(DATA EXTRACT)
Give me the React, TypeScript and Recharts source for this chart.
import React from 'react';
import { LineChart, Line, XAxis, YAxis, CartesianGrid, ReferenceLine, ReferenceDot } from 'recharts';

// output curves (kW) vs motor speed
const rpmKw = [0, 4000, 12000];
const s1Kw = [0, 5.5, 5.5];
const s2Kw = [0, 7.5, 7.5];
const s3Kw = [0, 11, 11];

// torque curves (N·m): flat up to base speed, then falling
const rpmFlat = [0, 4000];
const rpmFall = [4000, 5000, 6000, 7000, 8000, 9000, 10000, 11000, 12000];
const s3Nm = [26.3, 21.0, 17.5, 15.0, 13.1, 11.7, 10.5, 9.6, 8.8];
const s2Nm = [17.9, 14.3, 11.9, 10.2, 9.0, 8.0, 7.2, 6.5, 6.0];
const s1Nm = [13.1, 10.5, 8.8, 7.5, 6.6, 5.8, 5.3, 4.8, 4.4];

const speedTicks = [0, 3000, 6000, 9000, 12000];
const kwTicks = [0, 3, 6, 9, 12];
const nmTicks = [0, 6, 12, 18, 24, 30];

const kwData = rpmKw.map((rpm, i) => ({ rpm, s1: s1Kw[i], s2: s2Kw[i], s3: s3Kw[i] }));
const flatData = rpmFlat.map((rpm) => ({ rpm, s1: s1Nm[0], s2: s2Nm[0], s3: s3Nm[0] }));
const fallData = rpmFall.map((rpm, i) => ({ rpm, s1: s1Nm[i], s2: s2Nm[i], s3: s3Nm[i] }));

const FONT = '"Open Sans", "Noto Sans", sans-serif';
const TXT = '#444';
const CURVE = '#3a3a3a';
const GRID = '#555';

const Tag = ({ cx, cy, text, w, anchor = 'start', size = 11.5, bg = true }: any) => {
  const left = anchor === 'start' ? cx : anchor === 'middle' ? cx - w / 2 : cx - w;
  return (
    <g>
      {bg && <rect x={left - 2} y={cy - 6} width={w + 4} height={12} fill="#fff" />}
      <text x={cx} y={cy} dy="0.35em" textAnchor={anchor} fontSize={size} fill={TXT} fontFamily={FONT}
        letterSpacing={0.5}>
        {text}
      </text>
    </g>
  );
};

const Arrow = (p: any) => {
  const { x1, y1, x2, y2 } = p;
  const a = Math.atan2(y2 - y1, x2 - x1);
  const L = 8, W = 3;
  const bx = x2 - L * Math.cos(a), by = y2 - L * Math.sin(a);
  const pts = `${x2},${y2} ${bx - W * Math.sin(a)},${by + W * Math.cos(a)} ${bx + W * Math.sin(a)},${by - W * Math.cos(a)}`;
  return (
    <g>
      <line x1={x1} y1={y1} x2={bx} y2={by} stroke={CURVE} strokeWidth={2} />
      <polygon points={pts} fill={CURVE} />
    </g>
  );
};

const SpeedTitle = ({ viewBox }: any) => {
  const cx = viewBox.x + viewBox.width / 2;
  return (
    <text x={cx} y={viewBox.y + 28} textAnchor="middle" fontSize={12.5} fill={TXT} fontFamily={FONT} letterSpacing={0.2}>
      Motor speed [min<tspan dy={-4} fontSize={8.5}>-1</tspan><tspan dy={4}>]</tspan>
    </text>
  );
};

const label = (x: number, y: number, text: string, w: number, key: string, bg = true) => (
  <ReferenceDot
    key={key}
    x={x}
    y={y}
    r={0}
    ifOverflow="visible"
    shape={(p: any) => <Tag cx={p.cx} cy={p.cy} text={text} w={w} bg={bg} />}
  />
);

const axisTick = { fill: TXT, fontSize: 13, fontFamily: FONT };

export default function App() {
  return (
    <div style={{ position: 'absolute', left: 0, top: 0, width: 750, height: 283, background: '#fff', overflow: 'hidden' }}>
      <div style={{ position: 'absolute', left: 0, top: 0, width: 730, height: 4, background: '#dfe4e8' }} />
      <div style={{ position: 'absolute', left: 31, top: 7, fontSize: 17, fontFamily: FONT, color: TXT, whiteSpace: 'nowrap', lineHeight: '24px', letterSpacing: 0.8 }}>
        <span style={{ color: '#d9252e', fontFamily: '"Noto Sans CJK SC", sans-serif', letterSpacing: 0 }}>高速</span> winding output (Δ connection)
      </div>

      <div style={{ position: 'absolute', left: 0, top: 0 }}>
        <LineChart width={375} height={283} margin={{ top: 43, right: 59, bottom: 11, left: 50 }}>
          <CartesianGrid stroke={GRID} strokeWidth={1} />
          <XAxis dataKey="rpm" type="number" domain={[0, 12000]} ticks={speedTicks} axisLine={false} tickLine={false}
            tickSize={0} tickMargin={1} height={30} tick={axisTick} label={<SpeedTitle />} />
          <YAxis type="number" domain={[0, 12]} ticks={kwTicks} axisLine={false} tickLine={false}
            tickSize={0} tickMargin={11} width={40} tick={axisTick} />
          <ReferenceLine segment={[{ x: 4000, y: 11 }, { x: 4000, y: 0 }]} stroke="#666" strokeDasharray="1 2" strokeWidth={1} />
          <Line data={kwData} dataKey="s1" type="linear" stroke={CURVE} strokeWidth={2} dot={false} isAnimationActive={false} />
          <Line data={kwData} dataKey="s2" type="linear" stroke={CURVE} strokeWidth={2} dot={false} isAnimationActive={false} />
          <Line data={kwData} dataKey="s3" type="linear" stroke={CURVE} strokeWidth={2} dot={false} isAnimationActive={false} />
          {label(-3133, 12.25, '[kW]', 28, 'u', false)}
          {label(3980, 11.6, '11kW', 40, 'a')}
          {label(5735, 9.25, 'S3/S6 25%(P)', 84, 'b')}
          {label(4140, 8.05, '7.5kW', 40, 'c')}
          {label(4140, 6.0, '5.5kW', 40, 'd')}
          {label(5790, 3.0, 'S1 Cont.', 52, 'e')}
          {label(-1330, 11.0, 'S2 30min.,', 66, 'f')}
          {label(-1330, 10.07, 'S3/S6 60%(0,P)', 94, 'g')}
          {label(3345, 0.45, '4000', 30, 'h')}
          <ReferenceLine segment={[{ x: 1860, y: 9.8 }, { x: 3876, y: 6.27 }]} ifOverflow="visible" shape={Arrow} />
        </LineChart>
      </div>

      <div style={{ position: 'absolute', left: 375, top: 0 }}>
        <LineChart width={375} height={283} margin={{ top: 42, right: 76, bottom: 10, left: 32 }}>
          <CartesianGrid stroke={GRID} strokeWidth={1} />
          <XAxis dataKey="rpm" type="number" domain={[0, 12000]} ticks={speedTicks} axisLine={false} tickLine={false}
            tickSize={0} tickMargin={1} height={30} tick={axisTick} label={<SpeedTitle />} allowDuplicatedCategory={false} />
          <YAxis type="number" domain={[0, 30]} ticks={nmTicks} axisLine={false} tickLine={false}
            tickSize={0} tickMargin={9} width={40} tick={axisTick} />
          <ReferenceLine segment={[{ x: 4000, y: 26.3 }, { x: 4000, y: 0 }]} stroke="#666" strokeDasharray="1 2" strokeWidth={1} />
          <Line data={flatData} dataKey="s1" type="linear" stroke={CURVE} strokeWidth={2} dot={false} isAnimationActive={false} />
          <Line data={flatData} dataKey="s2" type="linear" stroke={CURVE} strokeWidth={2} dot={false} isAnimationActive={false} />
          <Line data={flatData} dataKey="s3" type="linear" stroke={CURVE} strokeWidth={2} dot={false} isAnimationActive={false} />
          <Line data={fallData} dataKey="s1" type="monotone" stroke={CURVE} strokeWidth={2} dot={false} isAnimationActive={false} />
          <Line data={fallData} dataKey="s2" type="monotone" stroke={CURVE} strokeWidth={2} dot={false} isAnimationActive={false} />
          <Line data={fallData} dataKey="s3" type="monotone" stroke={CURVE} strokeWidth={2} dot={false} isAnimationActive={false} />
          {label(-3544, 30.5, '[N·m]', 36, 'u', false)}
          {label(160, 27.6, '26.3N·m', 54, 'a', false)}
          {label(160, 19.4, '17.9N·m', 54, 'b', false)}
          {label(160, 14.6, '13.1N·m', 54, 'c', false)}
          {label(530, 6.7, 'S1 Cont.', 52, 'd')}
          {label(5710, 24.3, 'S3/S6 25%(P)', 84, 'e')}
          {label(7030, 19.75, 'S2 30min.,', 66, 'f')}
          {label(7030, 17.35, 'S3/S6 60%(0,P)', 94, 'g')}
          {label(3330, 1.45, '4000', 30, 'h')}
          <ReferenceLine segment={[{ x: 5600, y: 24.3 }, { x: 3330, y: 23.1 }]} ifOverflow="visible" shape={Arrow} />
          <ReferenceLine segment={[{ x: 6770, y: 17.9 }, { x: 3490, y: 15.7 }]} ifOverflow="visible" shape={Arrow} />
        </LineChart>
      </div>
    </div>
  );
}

(THE EXERCISE) Starting at the first line of the listing, retype every line up to and including the one with "const s3Kw = [0, 11, 11];".

(PROBLEM SOLUTION)
Give me the React, TypeScript and Recharts source for this chart.
import React from 'react';
import { LineChart, Line, XAxis, YAxis, CartesianGrid, ReferenceLine, ReferenceDot } from 'recharts';

// output curves (kW) vs motor speed
const rpmKw = [0, 4000, 12000];
const s1Kw = [0, 5.5, 5.5];
const s2Kw = [0, 7.5, 7.5];
const s3Kw = [0, 11, 11];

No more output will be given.